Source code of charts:
____

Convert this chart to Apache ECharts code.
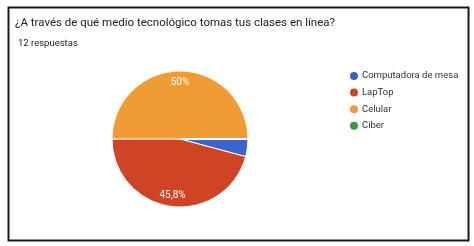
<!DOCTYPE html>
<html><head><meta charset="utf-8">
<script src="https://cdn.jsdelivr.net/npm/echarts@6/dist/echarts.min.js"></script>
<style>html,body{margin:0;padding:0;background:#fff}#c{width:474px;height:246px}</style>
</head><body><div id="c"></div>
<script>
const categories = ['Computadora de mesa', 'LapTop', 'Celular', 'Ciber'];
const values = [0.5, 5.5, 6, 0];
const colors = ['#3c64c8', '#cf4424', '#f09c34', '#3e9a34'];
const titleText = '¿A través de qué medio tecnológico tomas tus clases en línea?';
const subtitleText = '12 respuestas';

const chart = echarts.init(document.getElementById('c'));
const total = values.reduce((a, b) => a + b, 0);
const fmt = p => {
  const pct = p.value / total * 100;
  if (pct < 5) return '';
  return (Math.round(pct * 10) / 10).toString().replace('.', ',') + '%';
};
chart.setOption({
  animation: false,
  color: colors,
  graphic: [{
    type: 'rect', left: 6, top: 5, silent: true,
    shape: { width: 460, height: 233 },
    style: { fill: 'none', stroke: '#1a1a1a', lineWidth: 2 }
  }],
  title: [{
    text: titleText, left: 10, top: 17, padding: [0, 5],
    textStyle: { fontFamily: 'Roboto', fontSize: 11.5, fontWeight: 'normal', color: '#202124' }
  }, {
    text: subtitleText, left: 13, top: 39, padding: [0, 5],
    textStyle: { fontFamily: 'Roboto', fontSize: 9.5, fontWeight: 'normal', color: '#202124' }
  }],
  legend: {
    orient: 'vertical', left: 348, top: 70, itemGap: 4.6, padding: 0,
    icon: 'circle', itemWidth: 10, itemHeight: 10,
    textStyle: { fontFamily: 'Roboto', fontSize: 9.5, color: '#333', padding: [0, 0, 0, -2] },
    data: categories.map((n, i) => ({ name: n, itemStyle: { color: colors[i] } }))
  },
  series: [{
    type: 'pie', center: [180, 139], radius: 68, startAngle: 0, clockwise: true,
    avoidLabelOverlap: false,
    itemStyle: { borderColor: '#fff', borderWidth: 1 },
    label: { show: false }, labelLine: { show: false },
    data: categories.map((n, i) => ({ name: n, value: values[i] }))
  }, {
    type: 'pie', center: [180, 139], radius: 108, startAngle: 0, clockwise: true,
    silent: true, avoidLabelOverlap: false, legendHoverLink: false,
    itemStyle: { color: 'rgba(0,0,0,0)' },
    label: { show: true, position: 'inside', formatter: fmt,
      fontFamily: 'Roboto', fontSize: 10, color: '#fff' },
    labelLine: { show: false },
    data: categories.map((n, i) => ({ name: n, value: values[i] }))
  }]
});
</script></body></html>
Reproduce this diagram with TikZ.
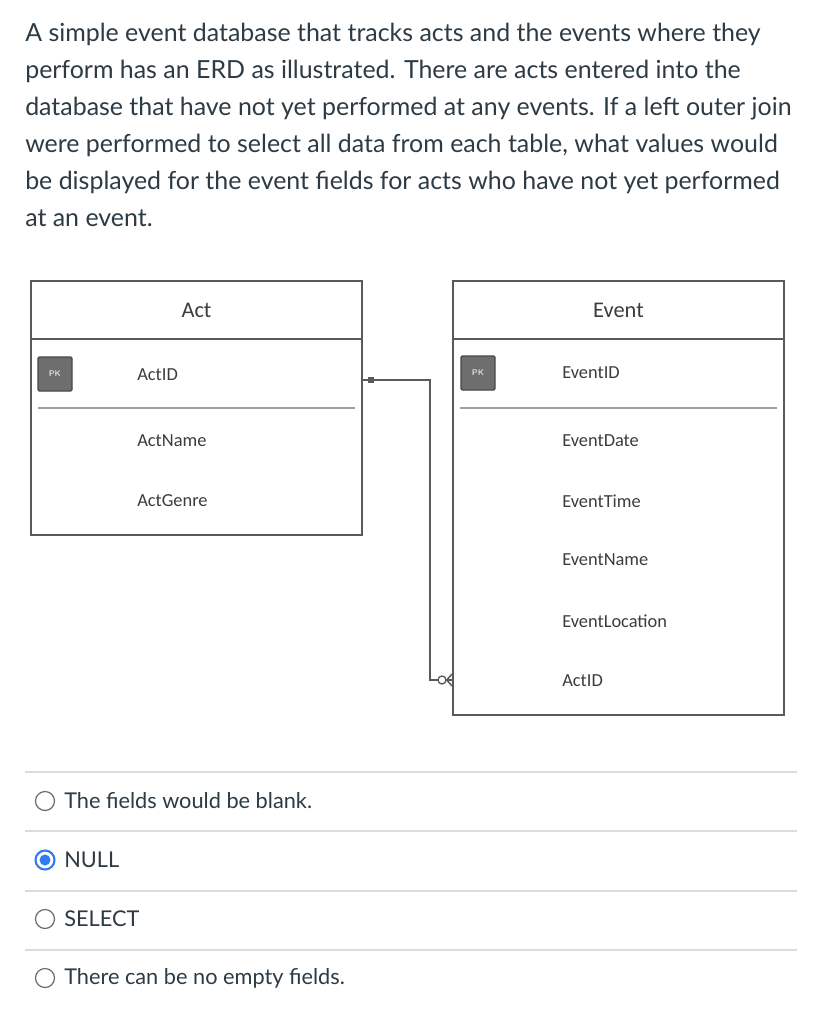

____

» **Prompt**: Of the lines above, how many hold the word "this"? Say the number alone.

» **Task output**: 2